Sophomore Growing Parkour Community


Lucy Govoni

In every action movie there is that cliche chase scene, either in a car or on foot. The actors leap over buildings and backflip off walls. Sometimes they jump from high heights onto solid ground or backflip over a passerby. These iconic scenes always seem farfetched, only possible with the help of stunt doubles and special effects. However,  these incredible chase scenes happen in real life, and it is called Parkour, and one of BHS’ own Ariel Edwards practices it.

Burlington local and sophomore at BHS Ariel Edwards is experienced in Parkour. While Edwards has only been in Vermont for a short amount of time, immigrating from Israel about eight months ago, he already has found a Parkour community.

“ Parkour is more than just a sport.
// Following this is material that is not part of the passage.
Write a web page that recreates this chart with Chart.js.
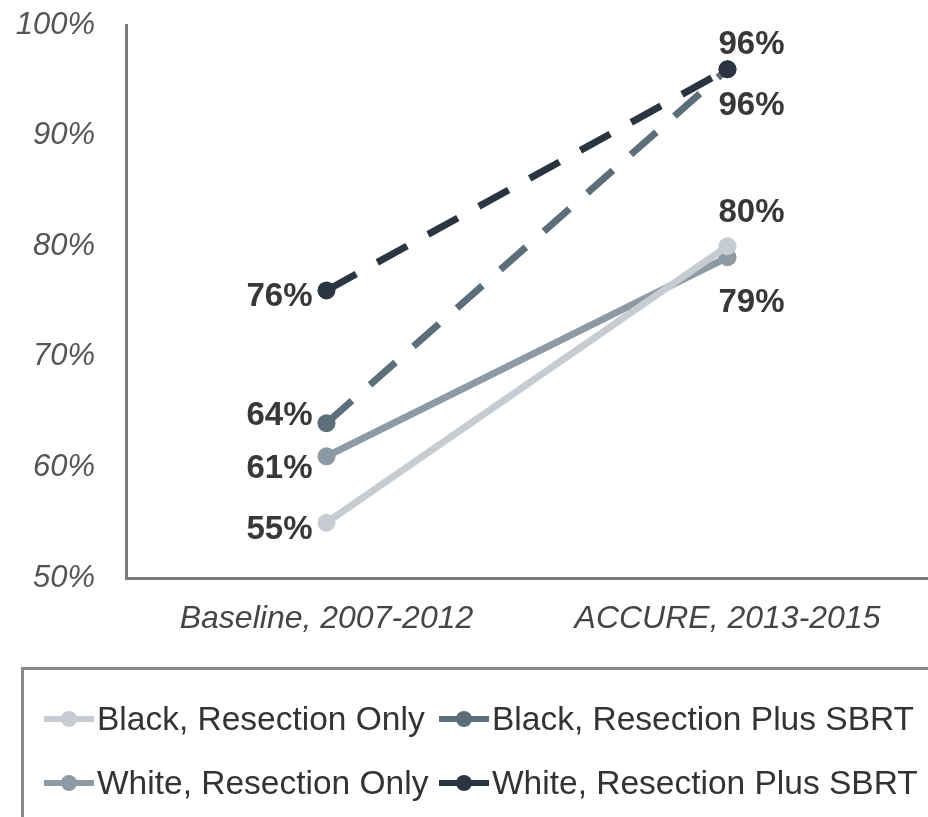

The community behind it is very openminded and it attracts a great group of people,” Edwards said.

Parkour is where the participant tries to get from point A to point B in the most creative way possible. The sport was developed in France, as an art of movement. Participants are coached on how to get to a place in the most creative and efficient way, usually utilizing urban landscapes such as benches, wall, buildings and ledges. Parkour is heavily influenced by gymnastics, martial arts, and running.


There are few gyms or classes that teach parkour in Vermont. This means that many participants are not traditionally coached. The Green Mountain Training Center is Vermont’s only gymnastics training facility that offers coaching in Parkour. While Parkour’s following in Vermont may still be small, ever since the 1980’s people all over the world have been interested in Parkour.
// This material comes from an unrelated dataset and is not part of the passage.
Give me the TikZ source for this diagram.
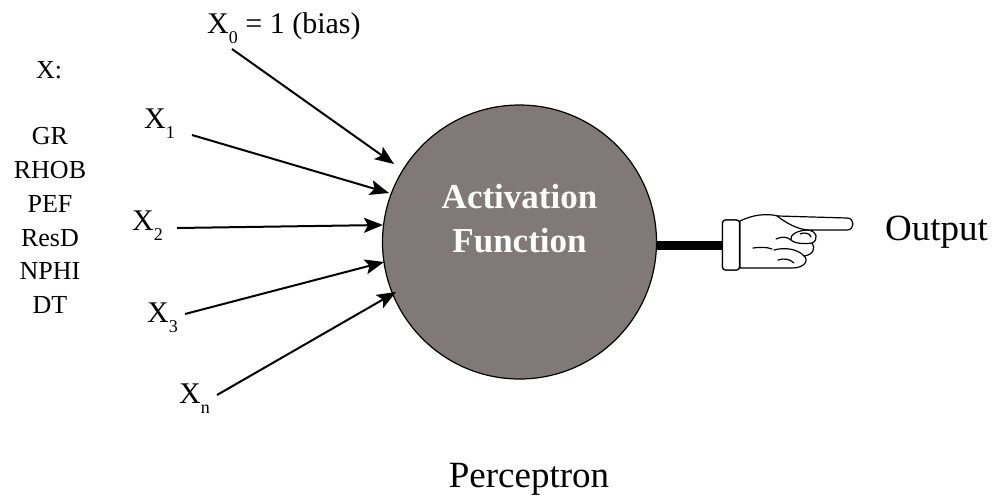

Parkour Generations, the leading Parkour training company, has been around for over a decade, and their movement has spread all over the world. Parkour is popular enough around the world to have a federation, the World Freerunning and Parkour Federation, or WFPF for short. There are competitions, well known professionals within the Parkour community around the world, as well as and training programs.

Edwards first got seriously interested in Parkour about a year ago when his brother’s friend who participates in Parkour showed him the ropes, and from there his interest in Parkour grew.

“I went to an open gym where I met many people. That’s how I made connections with people, and how I got better,” said Edwards.

While the number of Parkour participants is growing, there is still not as big a community as there was in Israel, Edwards explained.

“Here it is not as tightknit as it is in Israel. Many people have said that I am the first person they have met who do this (Parkour),” Edwards said. Israel has a larger Parkour following.


“Very recently a group called Storror came to Israel to make a documentary about Parkour in Israel; Palestinians and Israelis got together at this event,” said Edwards. After that Edwards was inspired to organize a Parkour meet in his town of Jerusalem, “about 40 people came, we had a good time,” said Edwards.

Though there is not a huge following in Burlington, Parkour is slowly becoming more popular. There is even a Champlain College Parkour Club that let Edwards join despite only being in High School. Edwards also trains in at the Green Mountain Training Facility, and while he is not formally coached, professionals give him help and feedback when needed.

Edwards also touched on his experience of the inclusive nature of the sport.

“Doesn’t matter how good you are. It’s about how dedicated you are to the sport,” Edwards said. Edwards added, “If you want to train and get better no one will laugh at you, very inclusive. Everyone is happy together, and it is more than just to win.”

While many would be terrified or feel nauseous while participating in Parkour, Edwards feels like accomplishing an especially hard course is a boost of confidence.

“It is also some amount of adrenaline,” said Edwards. He also explained how Parkour has helped him deal with other issues in life.

“I can go out if I am stressed. I feel that I can be myself and just go. In an odd way it helped me with school. Physical obstacles you have to mentally overcome it first, in real life when there is an obstacle like studying,” Edwards said.


Some people such as police officers, and parents are opposed to Parkour and find the sport dangerous.

“They misunderstand what parkour is. It is making a course for yourself,” Edwards said.  Edwards stresses the importance of being fully prepared before attempting a Parkour move in a possibly dangerous setting.

“You have to be 100% consistent,” Edwards said. “It is all about how you train progressively in a gym,” he added. Edwards has his own Parkour Youtube channel where people can watch him and others jump off of structures in Jerusalem and do flips in the air.

“Since I was young I was always interested with making videos. Back then it was just silly skits with my friends,” Edwards said.

“When I started getting into parkour, it was only natural to mix my love for filmmaking and my love for parkour together, also part of what got me into it in the first place was seeing videos of it online, so I just started making videos.” You can check out Edwards’ videos at

Editor’s Note: The headline of the article has been corrected to include the student’s grade. Edwards’ is a sophomore.